Project-based learning (from the Project Approach,
http://www.project-approach.com/foundation/ekwq.htm)
approach to teaching project-based stuff is EKWQ
E is for EXPERIENCE
K is for KNOWLEDGE
W is for WONDER
Q is for QUESTIONS
In the first phase of a project the teacher takes the role of an ethnographer, someone who finds out about the experiences of a group of people and learns by various strategies how that group of people construe those experiences (knowledge).
Throughout the first week or more of a project, the children (learners) reflect on their experiences of the topic, share what they have experienced with the other members of the class. This sharing requires the children to first reflect on and represent their experiences in some way. They can tell stories, write, draw pictures, label drawings, make paintings or collages, make clay models, construct with blocks, role play, etc.
They can also research each other's experience through interviewing each other and doing surveys to find out about each other's experiences. This research of their classmates involves children in rehearsing interview techniques, taking notes, data collection and representation of the groups experience in graphs and charts of various kinds.
The teacher's role is to support the use of a variety of investigative and representational strategies. S/he also has a special responsibility to probe the children to reflect on their experiences and explain them. As children explain their experiences they develop theories about how and why things are the way they remember them. Up to this point in a project tremendous interest can be aroused in the topic because the children are the experts. They know what they have experienced and they reflect on what they know.

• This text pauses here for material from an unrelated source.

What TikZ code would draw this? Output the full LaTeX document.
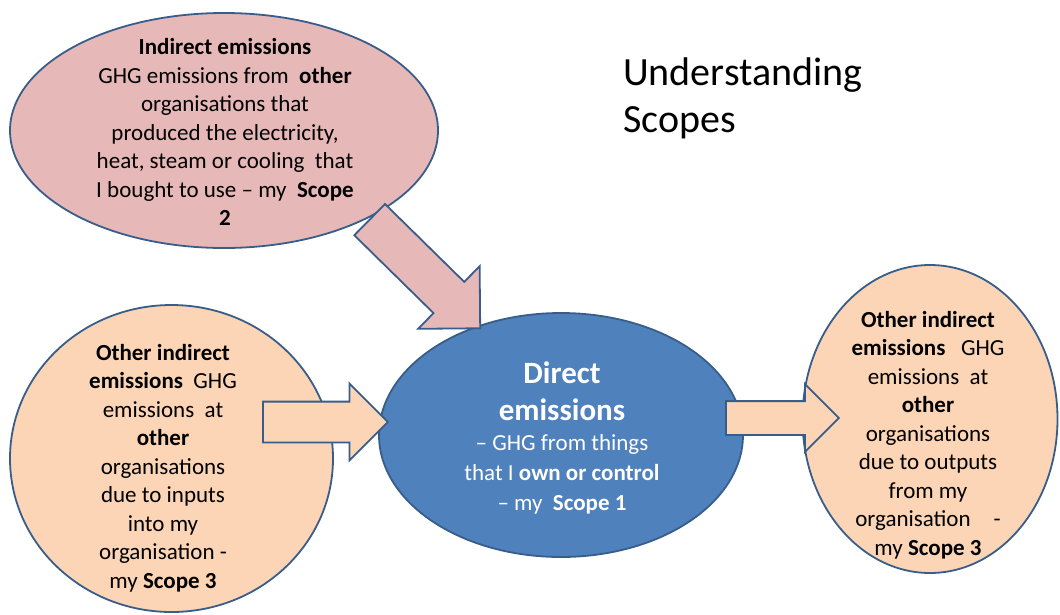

Throughout this process they wonder about the different experiences and explanations their classmates offer. The teacher's ethnographer role extends to coordinating the work produced so that the children can all become aware of what has been learned and can appreciate a collective baseline understanding which can be the foundation of the collaborative research process ahead of them in the second phase of the project.
The "wondering" is a by product of the growing interest the children experience in the topic of the project. Out of the wondering comes the desire to question. In these times of immediate electronically available answers to questions, the question itself is becoming increasingly important.
Tuesday, January 22, 2002
Technology assisted assessment tools:
CAPA
Computer-assisted Personalized Approach
http://capa4.lite.msu.edu/homepage/
Mallard
"MallardTM is a World Wide Web based interactive learning environment suitable for virtually any subject. Mallard provides a secure environment, within which one can organize online course material and test students via interactive quizzes with instantaneous problem correction and grading"
http://www.cen.uiuc.edu/Mallard/
"Technology is the key to making tomorrow's classroom -- and today's -- become definitions for 21st-century learning: interactive, collaborative, world-linked, problem-solving, student-centered learning environments. "
from Vision-Seekers in Education:The Makings of a Collaboratory
by Kathy Winograd in Converge Magazine - convergemag.com
http://www.convergemag.com/magazine/story.phtml?id=3030000000004183
Other primary point is that in order to integrate technology into schools, need to change how teachers are taught. At the college and university level where teacher training occurs, students of teaching need to learn with the technology instead of about technology.
Monday, January 21, 2002
Innovations in Online Learning: Moving Beyond no Significant Difference, by Carol A. Twigg
http://www.center.rpi.edu/pewsym/mono4.html
What struck me the most? The notion that higher education allows individual faculty all kinds of freedom and leeway in terms of their course development and delivery -- Academic freedom, dontcha know---, but that we appracoh student learning as a standard process - one size fits all.
this article posits, among other recommendations, that the opposite is desireable: individualize student learning and standardize faculty practices. standardize in terms of more consistency in course development and delivery.
Can't you just hear the collective roar?
Article includes examples of colleges/universities implementing specific innovative approaches to education using technology. the framework was to consider increasing quality, improving access (defined in many different ways), and reducing costs.